Deputy Public Defender Seth Meisels, a 21-year veteran of the office, pointed to the sheer volume of digital evidence attorneys must now review in every case — body-worn camera footage, surveillance video, forensic records.

“It has become increasingly difficult to determine which cases will go to trial,” he said. “But we still have to do the work.”

Outside the courthouse before the hearing, public defenders from Contra Costa, Alameda, Sacramento, Sonoma, Santa Cruz and Yolo counties gathered in solidarity with Raju. San Joaquin County Public Defender Judyanne Vallado, whose office declared itself unavailable for homicide and sex offenses carrying potential life sentences last year, said the move ultimately helped clear the court’s docket — not just her office’s caseload.

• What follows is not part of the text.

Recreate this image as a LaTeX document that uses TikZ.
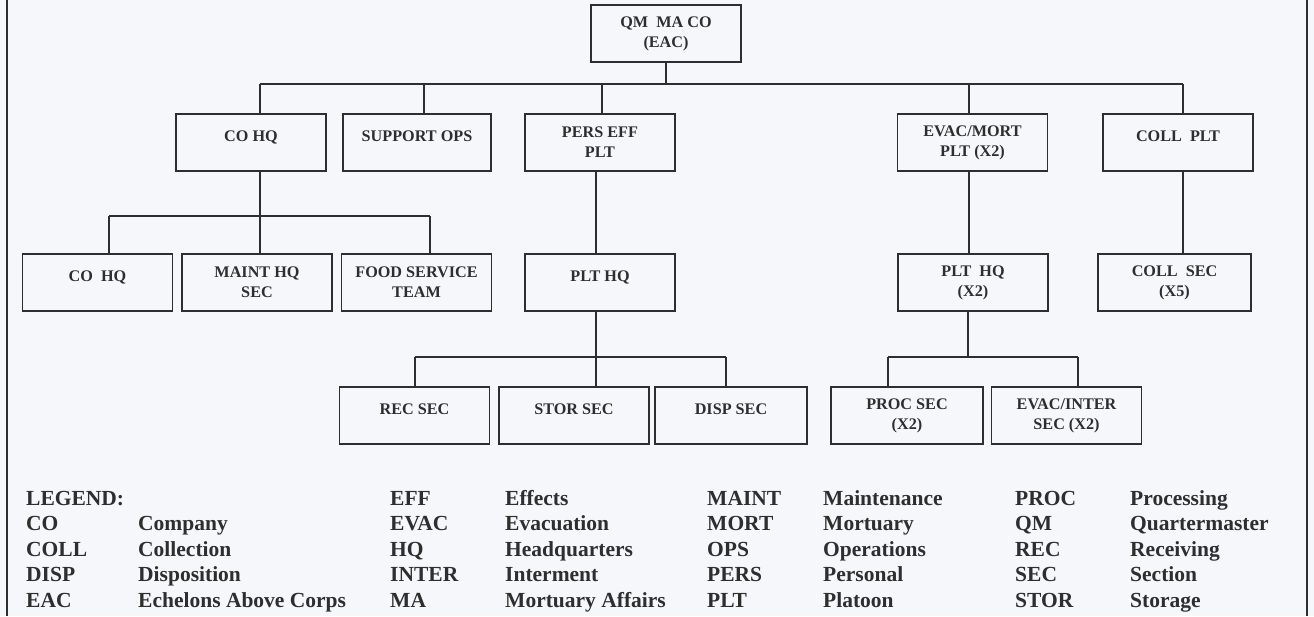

“Declaring unavailable isn’t just about helping the public defender’s office,” she said. “It’s helping the entire court justice system.”

Alameda County Public Defender Brendon Woods said he is considering taking the same steps as Raju if conditions in his office reach a breaking point.

“At some point in time, we have to say no,” he said.

Raju said his office is in conversations with City Hall about a five-year plan to bring staffing closer to the standards set by a 2023 national workload study, which found the office needs 36 additional attorneys, along with more investigators, social workers and support staff.

He acknowledged the plan would still not bring the office to parity with the district attorney’s budget.